Esprit d’entreprise

2 juin 2021 | Chroniques d’audience

Toulouse, chambre des comparutions immédiates, octobre 2020

Thomas S., qui se tient  un peu voûté dans le box, est un prévenu atypique : c’est visiblement un jeune homme de bonne famille. Ses parents sont dans la salle ; vêtements et coupe de cheveux impeccables, chaussures cirées et chemises repassées, tout indique l’aisance. Pour l’heure, ils sont en plein désarroi. Leur enfant comparaît pour trafic de stupéfiants.

Jeté un an plus tôt hors de chez ses parents qui étaient dépassés par sa consommation de cannabis, il s’est installé dans un mobile home où il vendait de l’herbe sur Snapchat.

Au tribunal, l’ambiance est bon enfant et la présidente note les efforts de marketing déployés par le prévenu sur le réseau social :

— Ça ne manque pas de couleur et de fantaisie ! Elle lit : « Les frontières sont fermées, mais pas de pénurie chez nous ! » ; « Dix grammes achetés, dix grammes offerts aux dix premiers clients ! »

Thomas S. interrompt son activité en juin 2020, mais trop tard : il est déjà dans le collimateur des gendarmes. Entendu dans le cadre de l’enquête, il reconnaît les faits spontanément et explique aux forces de l’ordre où et comment il se fournit. Lors de la perquisition, on ne trouve chez lui que 3 g et 249 €.

Quatre mois plus tard, à l’audience, le jeune homme semble en pleurs, pour autant qu’on puisse en juger, étant donné que le masque lui mange la plus grande partie du visage. La présidente l’interroge avec une douceur qui tranche avec la manière dont elle s’est adressée au prévenu de l’affaire précédente.

Certes, elle marque sa réprobation en rappelant d’un air sévère que les gens choisissent habituellement de travailler plutôt que de vendre de la drogue. Mais dans l’ensemble l’échange est tranquille, voire bienveillant, même quand on en vient à évoquer sa précédente condamnation à 6 mois d’emprisonnement avec sursis.

Le dialogue se déroule sans accrocs :

— Vous dites avoir eu une enfance heureuse, vous disposez d’un bac pro lunetterie. Où en êtes-vous d’un point de vue professionnel ?

— J’ai fait plusieurs stages, je cherche actuellement du travail.

— À quand remonte votre dernier emploi ?

— L’année dernière.

— Vous dites avoir une copine depuis deux ans ?

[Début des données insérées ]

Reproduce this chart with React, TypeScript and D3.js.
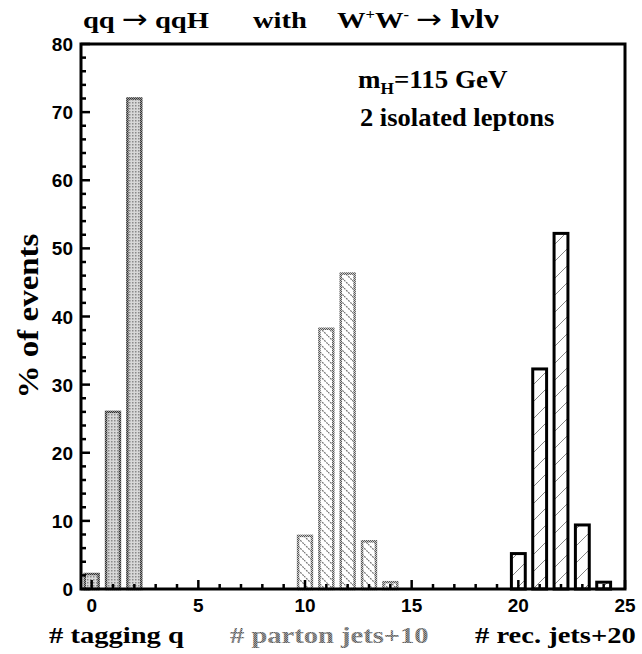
import React from "react";
import * as d3 from "d3";

const taggingX = [0, 1, 2];
const taggingV = [2.2, 26, 72];
const partonX = [10, 11, 12, 13, 14];
const partonV = [7.8, 38.2, 46.3, 7, 1];
const recX = [20, 21, 22, 23, 24];
const recV = [5.2, 32.3, 52.2, 9.4, 1];
const xMajor = [0, 5, 10, 15, 20, 25];
const yMajor = [0, 10, 20, 30, 40, 50, 60, 70, 80];

const W = 642, H = 654;
const L = 81, R = 625, T = 44, B = 589;
const serif = "Liberation Serif";
const sans = "Liberation Sans";

function Txt(props: { x: number; y: number; sx?: number; size?: number; fill?: string; children: React.ReactNode }) {
  const { x, y, sx = 1.19, size = 24, fill = "#000", children } = props;
  return (
    <text transform={`translate(${x},${y}) scale(${sx},1)`} fill={fill}
      style={{ fontFamily: serif, fontWeight: "bold", fontSize: size }}>{children}</text>
  );
}

export default function App() {
  const x = d3.scaleLinear().domain([-0.5, 25]).range([L, R]);
  const y = d3.scaleLinear().domain([0, 80]).range([B, T]);
  const bw = x(0.65) - x(0);
  const xMinor = d3.range(0, 26, 1);
  const yMinor = d3.range(0, 81, 2);

  const bars = (xs: number[], vs: number[], fill: string, stroke: string, sw: number, key: string) =>
    xs.map((xv, i) => (
      <rect key={key + i} x={x(xv) - bw / 2} y={y(vs[i])} width={bw} height={B - y(vs[i])}
        fill={fill} stroke={stroke} strokeWidth={sw} />
    ));

  const arrow = (
    <tspan style={{ fontFamily: "DejaVu Sans", fontWeight: "normal", fontSize: 26 }}>→</tspan>
  );

  return (
    <svg width={W} height={H} style={{ position: "absolute", left: 0, top: 0, background: "#fff" }}>
      <defs>
        <pattern id="stip" width="3" height="3" patternUnits="userSpaceOnUse">
          <rect width="3" height="3" fill="#d8d8d8" />
          <rect width="1.5" height="1.5" fill="#8a8a8a" />
        </pattern>
        <pattern id="stipB" width="2" height="2" patternUnits="userSpaceOnUse">
          <rect width="2" height="2" fill="#999" />
          <rect width="1" height="1" fill="#333" />
          <rect x="1" y="1" width="1" height="1" fill="#333" />
        </pattern>
        <pattern id="bs" width="8" height="8" patternUnits="userSpaceOnUse">
          <rect width="8" height="8" fill="#fff" />
          <path d="M0,0 L8,8 M-4,4 L4,12 M4,-4 L12,4" stroke="#777" strokeWidth="1.2" strokeDasharray="2,1" />
        </pattern>
        <pattern id="gB" width="2" height="2" patternUnits="userSpaceOnUse">
          <rect width="2" height="2" fill="#ccc" />
          <rect width="1" height="1" fill="#555" />
          <rect x="1" y="1" width="1" height="1" fill="#555" />
        </pattern>
        <pattern id="fs" width="17" height="17" patternUnits="userSpaceOnUse">
          <rect width="17" height="17" fill="#fff" />
          <path d="M0,17 L17,0 M-9,9 L9,-9 M8,26 L26,8" stroke="#777" strokeWidth="0.9" />
        </pattern>
        <pattern id="gTxt" width="2" height="2" patternUnits="userSpaceOnUse">
          <rect width="2" height="2" fill="#aaa" />
          <rect width="1" height="1" fill="#555" />
          <rect x="1" y="1" width="1" height="1" fill="#555" />
        </pattern>
      </defs>

      {bars(taggingX, taggingV, "url(#stip)", "url(#stipB)", 2.5, "t")}
      {bars(partonX, partonV, "url(#bs)", "url(#gB)", 2.5, "p")}
      {bars(recX, recV, "url(#fs)", "#000", 3, "r")}

      <rect x={L} y={T} width={R - L} height={B - T} fill="none" stroke="#000" strokeWidth={3} />

      {yMinor.map((v) => (
        <line key={"ym" + v} x1={L} x2={L + (v % 10 === 0 ? 9 : 5)} y1={y(v)} y2={y(v)} stroke="#000" strokeWidth={2.5} />
      ))}
      {yMajor.map((v) => (
        <text key={"yl" + v} x={L - 8} y={y(v) + 7} textAnchor="end" style={{ fontFamily: sans, fontWeight: "bold", fontSize: 19 }}>{v}</text>
      ))}
      {xMinor.map((v) => (
        <line key={"xm" + v} x1={x(v)} x2={x(v)} y1={B} y2={B - (v % 5 === 0 ? 9 : 5)} stroke="#000" strokeWidth={2.5} />
      ))}
      {xMajor.map((v) => (
        <text key={"xl" + v} x={x(v)} y={612} textAnchor="middle" style={{ fontFamily: sans, fontWeight: "bold", fontSize: 19 }}>{v}</text>
      ))}

      <Txt x={83} y={28}>qq {arrow} qqH</Txt>
      <Txt x={253} y={28}>with</Txt>
      <Txt x={337} y={28}>
        W<tspan dy={-9} style={{ fontSize: 14 }}>+</tspan><tspan dy={9}>W</tspan><tspan dy={-9} style={{ fontSize: 14 }}>-</tspan><tspan dy={9}> </tspan>{arrow}<tspan style={{ fontSize: 28 }}> lνlν</tspan>
      </Txt>

      <Txt x={358} y={88} size={25} sx={1.08}>
        m<tspan dy={6} style={{ fontSize: 16 }}>H</tspan><tspan dy={-6}>=115 GeV</tspan>
      </Txt>
      <Txt x={360} y={126} size={25} sx={1.06}>2 isolated leptons</Txt>

      <text transform={`translate(38,316) rotate(-90) scale(1.1,1)`} textAnchor="middle"
        style={{ fontFamily: serif, fontWeight: "bold", fontSize: 30 }}>% of events</text>

      <Txt x={49} y={643}># tagging q</Txt>
      <Txt x={230} y={643} fill="url(#gTxt)"># parton jets+10</Txt>
      <Txt x={475} y={643}># rec. jets+20</Txt>
    </svg>
  );
}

— Oui. Je voudrais retourner dans ma famille pour avoir un cadre plus sain, redevenir celui que j’étais. Ce n’est pas en continuant comme ça que je vais réussir ma vie. Je n’ai pas envie de tout gâcher.

Le tribunal semble satisfait de ces réponses. Le procureur signale immédiatement que « ce n’est pas le genre de personne qu’on s’attend à retrouver en comparution immédiate ». Il ne se risquera pas à préciser ce qu’il entend par là, mais il ne fait aucun doute que c’est à l’avantage du jeune homme, dont il met immédiatement en avant les capacités entrepreneuriales :

— Il y a du travail sur ce site ; c’est bien fait, les photos sont bien prises. Mis au service d’une activité honnête, ça pourrait donner de bons résultats.

Réalisant sans doute qu’il s’éloigne du sujet, il rappelle néanmoins que la drogue est « un poison », « un problème de santé publique », et agite gravement l’index :

— Le message que je veux faire passer, c’est : « Dernière chance, monsieur, dernière chance. »

Il demande 18 mois de prison, dont 12 de sursis probatoire, ainsi que la révocation du sursis simple, ce qui ajouterait 6 mois à la peine de prison.

L’avocate de la défense adresse des signes rassurants aux parents avant de commencer sa plaidoirie :

— Moi j’ai le sentiment d’un énorme gâchis, à voir là ce gamin de 21 ans, terrorisé à l’idée d’aller en prison, qui regarde ses parents qui se tiennent la main. Un gamin qui a honte, parce que les faits ne lui ressemblent pas. Venant d’une famille structurée et structurante, il tombe dans la drogue, il s’éloigne de sa famille, de son projet, pour finir dans un mobile home.

Tout le monde semble sur la même longueur d’onde. À l’exception de la révocation du sursis, elle se dit satisfaite des réquisitions du procureur et, si le tribunal devait condamner le prévenu à une peine ferme, elle demande à ce qu’elle soit aménagée sous la forme d’un bracelet électronique, et puisse se dérouler chez ses parents, qui acceptent de reprendre leur enfant à domicile.

La présidente, qu’on a connue moins permissive, ne révoque pas le sursis et, fait extrêmement rare en comparution immédiate, accepte d’aménager immédiatement la peine : le jeune homme fera ses 6 mois chez ses parents, avec un bracelet électronique.